== Task directions ==
The required output is the block of lines from the line with "Generate a Python" to the line with "import plotly.graph_objects as go", endpoints included and pictures omitted.

== Listed entries ==
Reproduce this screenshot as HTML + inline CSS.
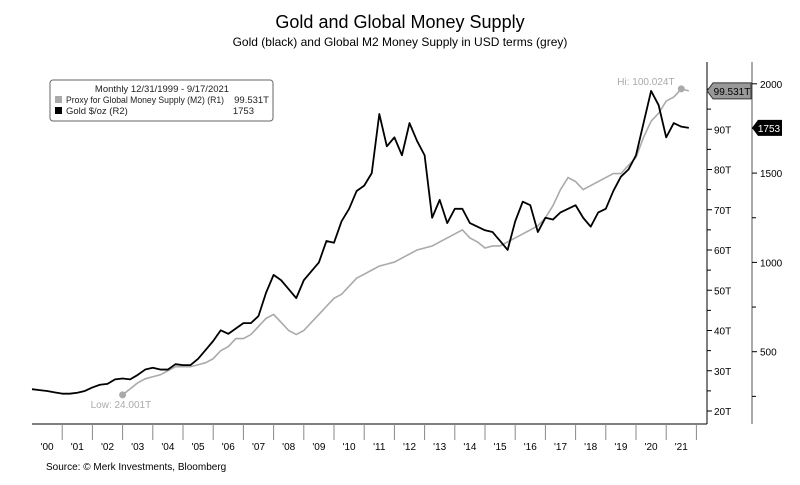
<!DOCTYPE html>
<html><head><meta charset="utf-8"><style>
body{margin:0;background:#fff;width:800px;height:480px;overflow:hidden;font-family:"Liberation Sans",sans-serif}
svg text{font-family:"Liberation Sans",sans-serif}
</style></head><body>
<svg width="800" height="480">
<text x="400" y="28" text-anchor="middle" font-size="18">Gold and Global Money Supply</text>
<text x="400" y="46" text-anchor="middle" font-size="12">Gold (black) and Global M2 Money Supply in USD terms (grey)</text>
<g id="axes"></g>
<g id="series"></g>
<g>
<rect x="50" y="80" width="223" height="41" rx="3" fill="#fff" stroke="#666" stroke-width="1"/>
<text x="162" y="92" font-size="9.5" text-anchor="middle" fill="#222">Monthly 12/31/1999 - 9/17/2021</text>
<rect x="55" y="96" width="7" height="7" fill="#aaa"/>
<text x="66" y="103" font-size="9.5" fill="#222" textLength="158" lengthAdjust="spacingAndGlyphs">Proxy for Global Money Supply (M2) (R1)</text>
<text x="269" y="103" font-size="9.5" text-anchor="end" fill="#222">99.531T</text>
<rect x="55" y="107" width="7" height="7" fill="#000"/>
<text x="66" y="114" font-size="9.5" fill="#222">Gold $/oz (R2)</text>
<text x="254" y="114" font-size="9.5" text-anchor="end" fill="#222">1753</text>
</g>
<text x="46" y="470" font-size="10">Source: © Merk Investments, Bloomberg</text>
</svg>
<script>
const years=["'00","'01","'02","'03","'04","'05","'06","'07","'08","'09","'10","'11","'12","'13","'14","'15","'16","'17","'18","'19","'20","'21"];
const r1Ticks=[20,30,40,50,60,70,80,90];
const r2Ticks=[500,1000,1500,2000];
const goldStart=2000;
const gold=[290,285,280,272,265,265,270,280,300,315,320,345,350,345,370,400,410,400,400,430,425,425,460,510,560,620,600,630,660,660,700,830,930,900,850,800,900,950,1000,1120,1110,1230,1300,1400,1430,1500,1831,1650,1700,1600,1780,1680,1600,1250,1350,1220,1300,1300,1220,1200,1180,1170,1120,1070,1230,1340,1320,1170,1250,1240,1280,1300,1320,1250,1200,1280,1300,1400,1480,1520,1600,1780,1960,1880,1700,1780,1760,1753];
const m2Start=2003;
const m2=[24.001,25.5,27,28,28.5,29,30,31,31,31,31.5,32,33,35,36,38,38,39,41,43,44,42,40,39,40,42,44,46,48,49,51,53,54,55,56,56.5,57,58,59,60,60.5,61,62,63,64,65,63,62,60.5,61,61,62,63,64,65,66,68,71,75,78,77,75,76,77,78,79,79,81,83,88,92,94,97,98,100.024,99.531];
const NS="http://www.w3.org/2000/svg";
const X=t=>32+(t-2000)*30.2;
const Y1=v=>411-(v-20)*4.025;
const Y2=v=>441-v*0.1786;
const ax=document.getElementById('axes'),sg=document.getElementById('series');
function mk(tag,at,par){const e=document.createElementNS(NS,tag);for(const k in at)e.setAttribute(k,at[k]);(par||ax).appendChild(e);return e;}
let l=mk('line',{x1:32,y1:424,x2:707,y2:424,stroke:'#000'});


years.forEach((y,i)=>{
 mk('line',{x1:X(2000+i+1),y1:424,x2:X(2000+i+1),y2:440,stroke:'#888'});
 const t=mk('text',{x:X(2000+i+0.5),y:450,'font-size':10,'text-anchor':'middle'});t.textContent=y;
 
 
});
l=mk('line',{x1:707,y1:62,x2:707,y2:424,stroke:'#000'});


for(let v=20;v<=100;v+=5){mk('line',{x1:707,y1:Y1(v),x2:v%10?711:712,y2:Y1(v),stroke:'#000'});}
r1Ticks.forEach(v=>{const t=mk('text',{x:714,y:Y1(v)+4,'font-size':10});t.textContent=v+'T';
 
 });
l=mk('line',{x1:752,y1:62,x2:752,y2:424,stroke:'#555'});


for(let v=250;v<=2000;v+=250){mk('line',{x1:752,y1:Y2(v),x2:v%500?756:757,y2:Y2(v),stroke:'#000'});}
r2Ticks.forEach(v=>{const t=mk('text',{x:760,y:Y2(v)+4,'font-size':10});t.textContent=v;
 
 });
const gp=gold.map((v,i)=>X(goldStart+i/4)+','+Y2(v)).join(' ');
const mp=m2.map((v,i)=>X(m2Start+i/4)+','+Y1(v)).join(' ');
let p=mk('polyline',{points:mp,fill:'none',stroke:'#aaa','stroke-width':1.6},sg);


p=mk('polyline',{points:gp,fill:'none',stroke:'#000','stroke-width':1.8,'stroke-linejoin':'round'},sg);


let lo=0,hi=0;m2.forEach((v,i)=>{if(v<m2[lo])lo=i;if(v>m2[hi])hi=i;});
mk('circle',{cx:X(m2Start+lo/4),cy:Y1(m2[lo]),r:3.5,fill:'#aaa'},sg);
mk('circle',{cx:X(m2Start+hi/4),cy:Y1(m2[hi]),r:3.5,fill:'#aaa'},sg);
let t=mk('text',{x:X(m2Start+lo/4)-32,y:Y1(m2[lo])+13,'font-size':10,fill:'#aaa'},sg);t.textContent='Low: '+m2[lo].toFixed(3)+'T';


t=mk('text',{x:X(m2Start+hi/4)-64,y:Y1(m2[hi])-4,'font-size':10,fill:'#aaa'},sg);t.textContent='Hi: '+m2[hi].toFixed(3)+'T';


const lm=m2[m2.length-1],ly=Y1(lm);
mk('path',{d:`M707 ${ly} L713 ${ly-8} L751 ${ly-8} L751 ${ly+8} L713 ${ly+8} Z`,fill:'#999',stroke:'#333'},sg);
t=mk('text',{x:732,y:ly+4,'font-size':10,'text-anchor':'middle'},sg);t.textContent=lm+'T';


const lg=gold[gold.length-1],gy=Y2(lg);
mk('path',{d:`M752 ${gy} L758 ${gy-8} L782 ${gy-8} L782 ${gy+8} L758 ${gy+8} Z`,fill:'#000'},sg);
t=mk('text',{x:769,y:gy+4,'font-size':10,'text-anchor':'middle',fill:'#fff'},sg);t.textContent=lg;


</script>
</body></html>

--

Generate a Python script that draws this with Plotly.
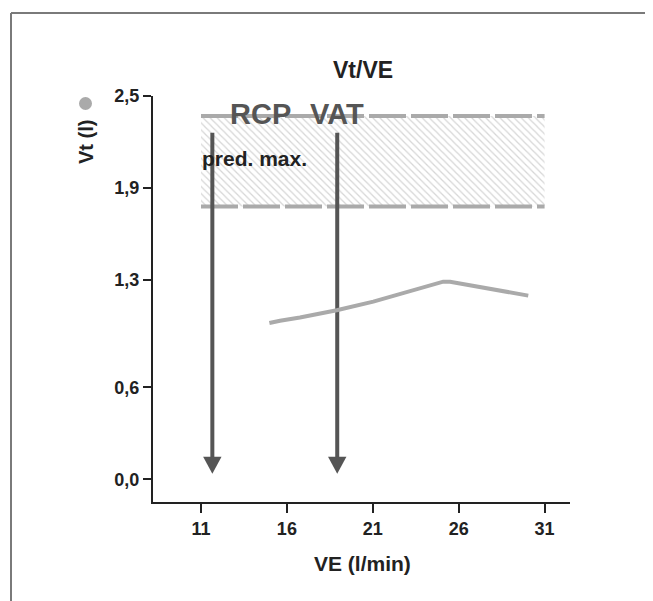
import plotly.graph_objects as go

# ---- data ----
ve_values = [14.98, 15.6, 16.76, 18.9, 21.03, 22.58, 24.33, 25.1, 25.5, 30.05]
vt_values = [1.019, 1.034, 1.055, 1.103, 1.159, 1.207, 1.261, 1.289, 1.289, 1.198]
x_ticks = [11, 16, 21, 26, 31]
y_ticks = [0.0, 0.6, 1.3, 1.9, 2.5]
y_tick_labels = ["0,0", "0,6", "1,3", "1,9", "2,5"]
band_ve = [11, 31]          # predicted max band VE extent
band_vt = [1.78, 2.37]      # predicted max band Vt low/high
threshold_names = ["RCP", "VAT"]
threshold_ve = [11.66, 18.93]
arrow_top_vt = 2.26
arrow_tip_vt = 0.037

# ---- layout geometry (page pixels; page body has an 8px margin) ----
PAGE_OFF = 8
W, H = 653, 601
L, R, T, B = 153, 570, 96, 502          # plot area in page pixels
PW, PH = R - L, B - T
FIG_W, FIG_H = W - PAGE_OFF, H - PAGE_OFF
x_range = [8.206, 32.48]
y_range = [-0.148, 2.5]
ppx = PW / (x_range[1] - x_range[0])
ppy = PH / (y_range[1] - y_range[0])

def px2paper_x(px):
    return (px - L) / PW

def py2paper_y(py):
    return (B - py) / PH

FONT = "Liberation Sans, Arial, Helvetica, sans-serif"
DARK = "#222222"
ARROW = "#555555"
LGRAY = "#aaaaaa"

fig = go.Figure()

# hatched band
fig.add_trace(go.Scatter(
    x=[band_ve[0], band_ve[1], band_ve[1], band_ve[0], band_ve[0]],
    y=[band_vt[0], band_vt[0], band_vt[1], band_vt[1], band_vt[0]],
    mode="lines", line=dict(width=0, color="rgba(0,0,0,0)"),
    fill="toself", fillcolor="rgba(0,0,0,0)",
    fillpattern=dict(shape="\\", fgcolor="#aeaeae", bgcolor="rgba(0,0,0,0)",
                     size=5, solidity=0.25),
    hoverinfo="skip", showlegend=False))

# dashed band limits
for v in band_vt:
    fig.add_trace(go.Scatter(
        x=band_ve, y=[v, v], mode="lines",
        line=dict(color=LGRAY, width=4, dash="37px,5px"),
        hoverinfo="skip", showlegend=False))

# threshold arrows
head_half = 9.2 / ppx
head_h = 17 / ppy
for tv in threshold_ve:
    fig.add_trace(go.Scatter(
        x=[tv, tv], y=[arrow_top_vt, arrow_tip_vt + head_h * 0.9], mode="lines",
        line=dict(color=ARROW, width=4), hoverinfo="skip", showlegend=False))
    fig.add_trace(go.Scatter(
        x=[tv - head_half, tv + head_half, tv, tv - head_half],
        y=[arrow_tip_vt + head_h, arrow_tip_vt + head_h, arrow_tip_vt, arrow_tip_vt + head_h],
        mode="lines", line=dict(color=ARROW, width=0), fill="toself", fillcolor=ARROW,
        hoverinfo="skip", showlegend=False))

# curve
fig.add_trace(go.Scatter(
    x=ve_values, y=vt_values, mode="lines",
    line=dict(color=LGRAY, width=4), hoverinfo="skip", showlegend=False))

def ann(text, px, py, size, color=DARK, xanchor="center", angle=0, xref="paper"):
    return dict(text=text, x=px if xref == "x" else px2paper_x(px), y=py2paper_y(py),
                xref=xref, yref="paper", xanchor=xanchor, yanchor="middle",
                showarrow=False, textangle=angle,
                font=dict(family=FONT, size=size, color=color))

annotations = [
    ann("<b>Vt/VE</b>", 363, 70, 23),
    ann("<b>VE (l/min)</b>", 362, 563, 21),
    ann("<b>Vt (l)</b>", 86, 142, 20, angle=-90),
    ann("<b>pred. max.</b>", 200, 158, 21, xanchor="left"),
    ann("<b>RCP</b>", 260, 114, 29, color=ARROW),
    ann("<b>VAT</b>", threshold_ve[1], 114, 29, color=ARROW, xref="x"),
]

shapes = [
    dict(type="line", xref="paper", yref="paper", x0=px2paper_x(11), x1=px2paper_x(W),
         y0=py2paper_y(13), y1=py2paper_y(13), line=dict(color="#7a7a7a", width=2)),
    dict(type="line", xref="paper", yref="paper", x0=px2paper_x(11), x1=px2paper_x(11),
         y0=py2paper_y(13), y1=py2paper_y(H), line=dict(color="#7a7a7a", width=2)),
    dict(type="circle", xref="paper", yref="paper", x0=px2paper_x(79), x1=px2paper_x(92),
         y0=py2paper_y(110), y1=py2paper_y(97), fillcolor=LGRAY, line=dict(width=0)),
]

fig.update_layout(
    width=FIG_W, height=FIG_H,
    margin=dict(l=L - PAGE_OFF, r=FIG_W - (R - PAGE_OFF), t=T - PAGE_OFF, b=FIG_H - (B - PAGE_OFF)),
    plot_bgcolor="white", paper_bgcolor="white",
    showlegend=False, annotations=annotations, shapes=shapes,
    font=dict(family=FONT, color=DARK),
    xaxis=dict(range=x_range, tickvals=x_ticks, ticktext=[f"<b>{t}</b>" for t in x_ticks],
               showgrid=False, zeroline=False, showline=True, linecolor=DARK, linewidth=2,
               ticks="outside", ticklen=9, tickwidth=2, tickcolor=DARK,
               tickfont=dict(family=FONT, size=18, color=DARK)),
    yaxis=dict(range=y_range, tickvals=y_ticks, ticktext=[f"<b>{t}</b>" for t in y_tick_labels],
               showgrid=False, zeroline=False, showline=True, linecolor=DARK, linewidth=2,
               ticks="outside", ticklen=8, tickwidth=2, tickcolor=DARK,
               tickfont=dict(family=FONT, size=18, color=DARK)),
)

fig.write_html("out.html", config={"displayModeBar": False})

== The completed task ==
Generate a Python script that draws this with Plotly.
import plotly.graph_objects as go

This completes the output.